*Instruction:*
List each line of the data that holds the word "standalone".

*Records for the exercise:*
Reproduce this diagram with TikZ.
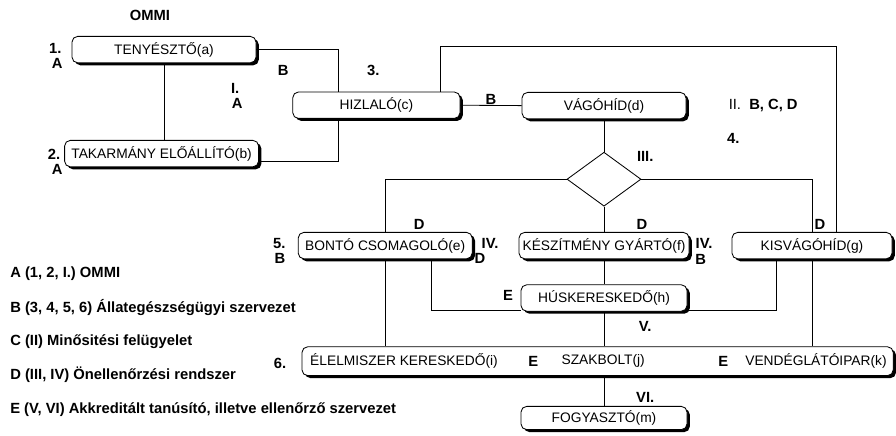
\documentclass[tikz,border=0pt]{standalone}
\usepackage{fontspec}
\setmainfont{Liberation Sans}
\usetikzlibrary{shapes.geometric,shadows}
\tikzset{
  box/.style={draw,semithick,fill=white,rounded corners=4pt,minimum height=6.6mm,
    minimum width=#1,inner sep=1pt,font=\fontsize{9.8}{11}\selectfont,
    drop shadow={shadow xshift=2pt,shadow yshift=-1.8pt,opacity=1,fill=black}},
  box/.default=41.5mm,
  gate/.style={diamond,draw,semithick,minimum width=18.5mm,minimum height=13.5mm,inner sep=0pt},
  link/.style={draw,semithick},
  tag/.style={font=\fontsize{10.5}{12}\selectfont\bfseries,inner sep=1pt},
  inbox/.style={font=\fontsize{9.8}{11}\selectfont,inner sep=1pt},
  legendline/.style={anchor=west,font=\fontsize{10.5}{12}\selectfont\bfseries,inner sep=0pt},
}
\begin{document}
\begin{tikzpicture}
  \useasboundingbox (0,0) rectangle (22.4,-10.875);
  \node[box=46mm] (a) at (4.1,-1.24) {TENYÉSZTŐ(a)};
  \node[box=48.5mm] (b) at (4.04,-3.84) {TAKARMÁNY ELŐÁLLÍTÓ(b)};
  \node[box=41.8mm] (c) at (9.41,-2.63) {HIZLALÓ(c)};
  \node[box=41mm] (d) at (15.1,-2.64) {VÁGÓHÍD(d)};
  \node[gate] (gate) at (15.1,-4.48) {};
  \node[box=43.5mm] (e) at (9.63,-6.14) {BONTÓ CSOMAGOLÓ(e)};
  \node[box=42.5mm] (f) at (15.1,-6.14) {KÉSZÍTMÉNY GYÁRTÓ(f)};
  \node[box=40mm] (g) at (20.3,-6.14) {KISVÁGÓHÍD(g)};
  \node[box] (h) at (15.1,-7.45) {HÚSKERESKEDŐ(h)};
  \node[box=147.8mm,minimum height=7.2mm] (shop) at (14.94,-9.03) {};
  \node[inbox] (i) at (10.1,-9.03) {ÉLELMISZER KERESKEDŐ(i)};
  \node[inbox] (j) at (15.08,-9.03) {SZAKBOLT(j)};
  \node[inbox] (k) at (20.4,-9.03) {VENDÉGLÁTÓIPAR(k)};
  \node[box,minimum height=5.8mm] (m) at (15.1,-10.45) {FOGYASZTÓ(m)};

  \draw[link] (a.south) -- (a.south |- b.north);
  \draw[link] (a.east) -| ([xshift=-9.6mm]c.north);
  \draw[link] ([yshift=-2mm]b.east) -| ([xshift=-9.6mm]c.south);
  \draw[link] ([xshift=15.9mm]c.north) -- ++(0,11.2mm) -| ([xshift=6.2mm]g.north);
  \draw[link] (c.east) -- node[tag,above=-1pt] {B} (d.west);
  \draw[link] (d) -- (gate);
  \draw[link] (gate.west) -| (e.north);
  \draw[link] (gate.east) -| (g.north);
  \draw[link] (gate) -- (f);
  \draw[link] (f) -- (h);
  \draw[link] (e.south) -- (e.south |- shop.north);
  \draw[link] ([xshift=11.5mm]e.south) |- ([yshift=-3mm]h.west);
  \draw[link] ([xshift=-9mm]g.south) |- ([yshift=-3mm]h.east);
  \draw[link] (g.south) -- (g.south |- shop.north);
  \draw[link] (h.south) -- (h.south |- shop.north);
  \draw[link] (shop.south -| m.north) -- (m.north);

  \node[tag] (ommi) at (3.75,-0.38) {OMMI};
  \node[tag] (n1) at (1.38,-1.2) {1.};
  \node[tag] (a1) at (1.43,-1.58) {A};
  \node[tag] (n2) at (1.35,-3.85) {2.};
  \node[tag] (a2) at (1.43,-4.23) {A};
  \node[tag] (b1) at (7.08,-1.75) {B};
  \node[tag] (r1) at (5.88,-2.2) {I.};
  \node[tag] (a3) at (5.93,-2.58) {A};
  \node[tag] (n3) at (9.33,-1.75) {3.};
  \node[tag] (r2) at (19.08,-2.63) {\mdseries II.\ \ \bfseries B, C, D};
  \node[tag] (n4) at (18.33,-3.45) {4.};
  \node[tag] (r3) at (16.13,-3.9) {III.};
  \node[tag] (d1) at (10.48,-5.6) {D};
  \node[tag] (d2) at (16.05,-5.6) {D};
  \node[tag] (d3) at (20.5,-5.6) {D};
  \node[tag] (n5) at (6.98,-6.08) {5.};
  \node[tag] (b2) at (7.0,-6.45) {B};
  \node[tag] (r4) at (12.25,-6.08) {IV.};
  \node[tag] (d4) at (12.0,-6.45) {D};
  \node[tag] (r5) at (17.6,-6.08) {IV.};
  \node[tag] (b3) at (17.52,-6.48) {B};
  \node[tag] (e1) at (12.7,-7.38) {E};
  \node[tag] (r6) at (16.13,-8.15) {V.};
  \node[tag] (n6) at (7.0,-9.08) {6.};
  \node[tag] (e2) at (13.33,-9.03) {E};
  \node[tag] (e3) at (18.08,-9.03) {E};
  \node[tag] (r7) at (16.13,-9.93) {VI.};

  \node[legendline] (la) at (0.25,-6.83) {A (1, 2, I.) OMMI};
  \node[legendline] (lb) at (0.25,-7.68) {B (3, 4, 5, 6) Állategészségügyi szervezet};
  \node[legendline] (lc) at (0.25,-8.53) {C (II) Minősitési felügyelet};
  \node[legendline] (ld) at (0.25,-9.38) {D (III, IV) Önellenőrzési rendszer};
  \node[legendline] (le) at (0.25,-10.23) {E (V, VI) Akkreditált tanúsító, illetve ellenőrző szervezet};
\end{tikzpicture}
\end{document}
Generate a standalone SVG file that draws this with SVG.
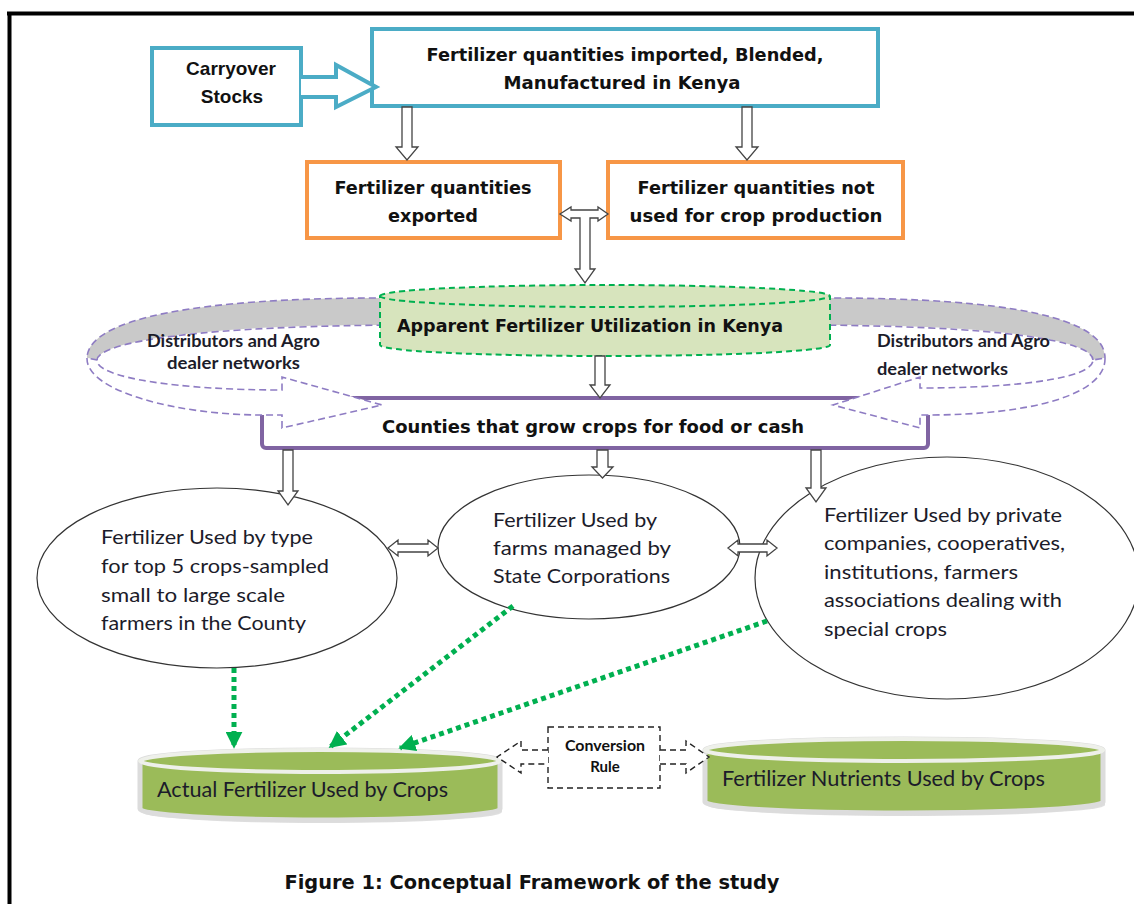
<svg xmlns="http://www.w3.org/2000/svg" width="1134" height="904" viewBox="0 0 1134 904">
<defs>
<style>
.hb{font-family:"DejaVu Sans","Liberation Sans",sans-serif;font-weight:bold;fill:#111;}
.ab{font-family:"Liberation Sans",Arial,sans-serif;font-weight:bold;fill:#111;}
.reg{font-family:Lato,"Open Sans",sans-serif;fill:#1c1c2a;font-size:20px;}
.big{font-size:21px;}
.dist{font-family:Lato,"Open Sans",sans-serif;font-weight:bold;fill:#1c1c2a;font-size:16.5px;}
.blue{fill:#fff;stroke:#4bacc6;stroke-width:4;}
.orange{fill:#fff;stroke:#f79646;stroke-width:4;}
.blk{fill:#fff;stroke:#444;stroke-width:1.3;stroke-linejoin:miter;}
.ell{fill:#fff;stroke:#333;stroke-width:1.2;}
.ring{fill:#fff;stroke:#8e7cc3;stroke-width:1.6;stroke-dasharray:7 4;}
.ringl{fill:none;stroke:#8e7cc3;stroke-width:1.6;stroke-dasharray:7 4;}
.grey{fill:#c9c9c9;stroke:none;}
.gdot{fill:none;stroke:#00b050;stroke-width:5;stroke-dasharray:5 4;}
.dsh{fill:#fff;stroke:#222;stroke-width:1.4;stroke-dasharray:6 4;}
.cylb{fill:#9bbb59;stroke:#dcdcdc;stroke-width:5;}
.cylt{fill:#9bbb59;stroke:#eef0ea;stroke-width:4;}
.cb{font-family:Lato,"Open Sans",sans-serif;font-weight:bold;font-size:15px;fill:#111;}
</style>
<marker id="gh" viewBox="0 0 10 10" refX="9" refY="5" markerWidth="17" markerHeight="17" markerUnits="userSpaceOnUse" orient="auto">
<path d="M0,0 L10,5 L0,10 z" fill="#00b050"/>
</marker>
</defs>
<rect width="1134" height="904" fill="#fff"/>
<g id="frame">
<line x1="7" y1="13.5" x2="1134" y2="13.5" stroke="#000" stroke-width="4"/>
<line x1="9.5" y1="12" x2="9.5" y2="904" stroke="#000" stroke-width="4"/>
</g>

<g id="carryover">
<rect class="blue" x="152" y="48" width="149" height="77"/>
<text class="ab" font-size="19" x="231" y="75" text-anchor="middle">Carryover</text>
<text class="ab" font-size="19" x="232" y="103" text-anchor="middle">Stocks</text>
</g>

<g id="imported">
<rect class="blue" x="372" y="29" width="506" height="77"/>
<text class="hb" font-size="17" x="625" y="61" text-anchor="middle" textLength="397" lengthAdjust="spacingAndGlyphs">Fertilizer quantities imported, Blended,</text>
<text class="hb" font-size="17" x="622" y="89" text-anchor="middle" textLength="237" lengthAdjust="spacingAndGlyphs">Manufactured in Kenya</text>
</g>

<g id="exported">
<rect class="orange" x="307" y="162" width="253" height="76"/>
<text class="hb" font-size="17" x="433" y="194" text-anchor="middle" textLength="197" lengthAdjust="spacingAndGlyphs">Fertilizer quantities</text>
<text class="hb" font-size="17" x="433" y="222" text-anchor="middle" textLength="90" lengthAdjust="spacingAndGlyphs">exported</text>
</g>

<g id="notused">
<rect class="orange" x="608" y="162" width="295" height="76"/>
<text class="hb" font-size="17" x="756" y="194" text-anchor="middle" textLength="237" lengthAdjust="spacingAndGlyphs">Fertilizer quantities not</text>
<text class="hb" font-size="17" x="756" y="222" text-anchor="middle" textLength="253" lengthAdjust="spacingAndGlyphs">used for crop production</text>
</g>

<g id="counties">
<rect x="262" y="398" width="666" height="50" rx="4" fill="#fff" stroke="#8064a2" stroke-width="4"/>
<text class="hb" font-size="17" x="593" y="433" text-anchor="middle" textLength="422" lengthAdjust="spacingAndGlyphs">Counties that grow crops for food or cash</text>
</g>

<g id="distributors-left">
<path class="grey" d="M420,298 L380,298 C200,298 88,318 87,358 L97,360 C98,342 200,325 380,325 L420,325 Z"/>
<path class="ringl" d="M420,298 L380,298 C200,298 88,318 87,358"/>
<path class="ringl" d="M97,360 C98,342 200,325 420,325"/>
<path class="ring" d="M87,358 C86,392 180,415 262,415 L282,415 L282,428 L382,405 L282,377 L282,390 C180,390 96,378 97,360 Z"/>
<text class="dist" x="147" y="347" textLength="173" lengthAdjust="spacingAndGlyphs">Distributors and Agro</text>
<text class="dist" x="167" y="369" textLength="133" lengthAdjust="spacingAndGlyphs">dealer networks</text>
</g>

<g id="distributors-right">
<path class="grey" d="M790,298 L828,298 C1010,298 1105,318 1105,358 L1093,360 C1093,342 1010,325 828,325 L790,325 Z"/>
<path class="ringl" d="M790,298 L828,298 C1010,298 1105,318 1105,358"/>
<path class="ringl" d="M1093,360 C1093,342 1010,325 790,325"/>
<path class="ring" d="M1105,358 C1106,395 1030,415 928,415 L920,415 L920,428 L833,405 L920,377 L920,388 C1020,388 1093,378 1093,360 Z"/>
<text class="dist" x="877" y="347" textLength="173" lengthAdjust="spacingAndGlyphs">Distributors and Agro</text>
<text class="dist" x="877" y="375" textLength="131" lengthAdjust="spacingAndGlyphs">dealer networks</text>
</g>

<g id="apparent">
<path d="M380,296 A225,11 0 0 1 830,296 L830,345 A225,11 0 0 1 380,345 Z" fill="#d7e4bd" stroke="#00b050" stroke-width="2" stroke-dasharray="6 4"/>
<path d="M380,296 A225,11 0 0 0 830,296" fill="none" stroke="#00b050" stroke-width="2" stroke-dasharray="6 4"/>
<text class="hb" font-size="17" x="590" y="332" text-anchor="middle" textLength="386" lengthAdjust="spacingAndGlyphs">Apparent Fertilizer Utilization in Kenya</text>
</g>

<g id="ellipse-farmers">
<ellipse class="ell" cx="217" cy="578" rx="180" ry="90"/>
<text class="reg" x="101" y="544" textLength="212" lengthAdjust="spacingAndGlyphs">Fertilizer Used by type</text>
<text class="reg" x="101" y="573" textLength="228" lengthAdjust="spacingAndGlyphs">for top 5 crops-sampled</text>
<text class="reg" x="101" y="602" textLength="184" lengthAdjust="spacingAndGlyphs">small to large scale</text>
<text class="reg" x="101" y="630" textLength="205" lengthAdjust="spacingAndGlyphs">farmers in the County</text>
</g>

<g id="ellipse-state">
<ellipse class="ell" cx="589" cy="547" rx="151" ry="72"/>
<text class="reg" x="493" y="527" textLength="164" lengthAdjust="spacingAndGlyphs">Fertilizer Used by</text>
<text class="reg" x="493" y="555" textLength="178" lengthAdjust="spacingAndGlyphs">farms managed by</text>
<text class="reg" x="493" y="583" textLength="177" lengthAdjust="spacingAndGlyphs">State Corporations</text>
</g>

<g id="ellipse-private">
<ellipse class="ell" cx="947" cy="578" rx="192" ry="121"/>
<text class="reg" x="824" y="522" textLength="238" lengthAdjust="spacingAndGlyphs">Fertilizer Used by private</text>
<text class="reg" x="824" y="550" textLength="241" lengthAdjust="spacingAndGlyphs">companies, cooperatives,</text>
<text class="reg" x="824" y="579" textLength="194" lengthAdjust="spacingAndGlyphs">institutions, farmers</text>
<text class="reg" x="824" y="607" textLength="238" lengthAdjust="spacingAndGlyphs">associations dealing with</text>
<text class="reg" x="824" y="636" textLength="123" lengthAdjust="spacingAndGlyphs">special crops</text>
</g>

<g id="actual">
<path d="M142,764 L142,812 A180,11 0 0 0 502,812 L502,764 Z" fill="#c9c9c9" opacity="0.6"/>
<path class="cylb" d="M140,761 A180,11 0 0 1 500,761 L500,809 A180,11 0 0 1 140,809 Z"/>
<ellipse class="cylt" cx="320" cy="761" rx="180" ry="11"/>
<text class="reg big" x="157" y="797" textLength="291" lengthAdjust="spacingAndGlyphs">Actual Fertilizer Used by Crops</text>
</g>

<g id="nutrients">
<path d="M707,753 L707,805 A199,11 0 0 0 1105,805 L1105,753 Z" fill="#c9c9c9" opacity="0.6"/>
<path class="cylb" d="M705,750 A199,11 0 0 1 1103,750 L1103,802 A199,11 0 0 1 705,802 Z"/>
<ellipse class="cylt" cx="904" cy="750" rx="199" ry="11"/>
<text class="reg big" x="722" y="786" textLength="323" lengthAdjust="spacingAndGlyphs">Fertilizer Nutrients Used by Crops</text>
</g>

<g id="conversion">
<rect class="dsh" x="548" y="727" width="112" height="61"/>
<text class="cb" x="605" y="751" text-anchor="middle" textLength="80" lengthAdjust="spacingAndGlyphs">Conversion</text>
<text class="cb" x="605" y="772" text-anchor="middle">Rule</text>
</g>

<g id="connectors">
<path d="M301,77 L336,77 L336,65 L376,87 L336,107 L336,97 L301,97" fill="#fff" stroke="#4bacc6" stroke-width="4" stroke-linejoin="miter"/>
<polygon class="blk" points="402,107 412,107 412,147 418,147 407,160 396,147 402,147"/>
<polygon class="blk" points="742,107 752,107 752,147 758,147 747,160 736,147 742,147"/>
<polygon class="blk" points="560,214 571,207 571,210 598,210 598,207 608,214 598,221 598,218 590,218 590,269 595,269 585,283 575,269 580,269 580,218 571,218 571,221"/>
<polygon class="blk" points="595,356 605,356 605,385 610,385 600,398 590,385 595,385"/>
<polygon class="blk" points="283,450 293,450 293,491 298,491 288,505 278,491 283,491"/>
<polygon class="blk" points="597,450 608,450 608,467 613,467 602.5,478 592,467 597,467"/>
<polygon class="blk" points="811,450 821,450 821,488 826,488 816,502 806,488 811,488"/>
<polygon class="blk" points="388,548 398,540 398,544 428,544 428,540 438,548 428,556 428,552 398,552 398,556"/>
<polygon class="blk" points="728,548 738,540 738,544 767,544 767,540 777,548 767,556 767,552 738,552 738,556"/>
<line class="gdot" x1="234" y1="668" x2="234" y2="747" marker-end="url(#gh)"/>
<line class="gdot" x1="513" y1="606" x2="330" y2="747" marker-end="url(#gh)"/>
<line class="gdot" x1="767" y1="621" x2="400" y2="748" marker-end="url(#gh)"/>
<polyline class="dsh" points="548,750 521,750 521,741 497,757 521,773 521,764 548,764"/>
<polyline class="dsh" points="660,750 686,750 686,741 709,757 686,773 686,764 660,764"/>
</g>

<text class="hb" font-size="20" x="532" y="889" text-anchor="middle" textLength="495" lengthAdjust="spacingAndGlyphs">Figure 1: Conceptual Framework of the study</text>
</svg>
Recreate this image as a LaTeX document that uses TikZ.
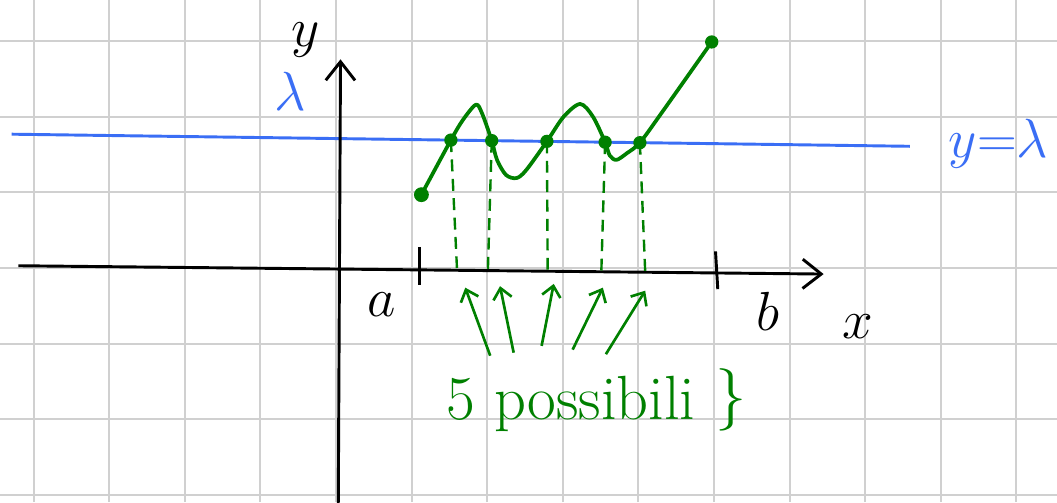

*Complete response:*
\documentclass[tikz,border=0pt]{standalone}
Generate a standalone SVG file that draws this with SVG.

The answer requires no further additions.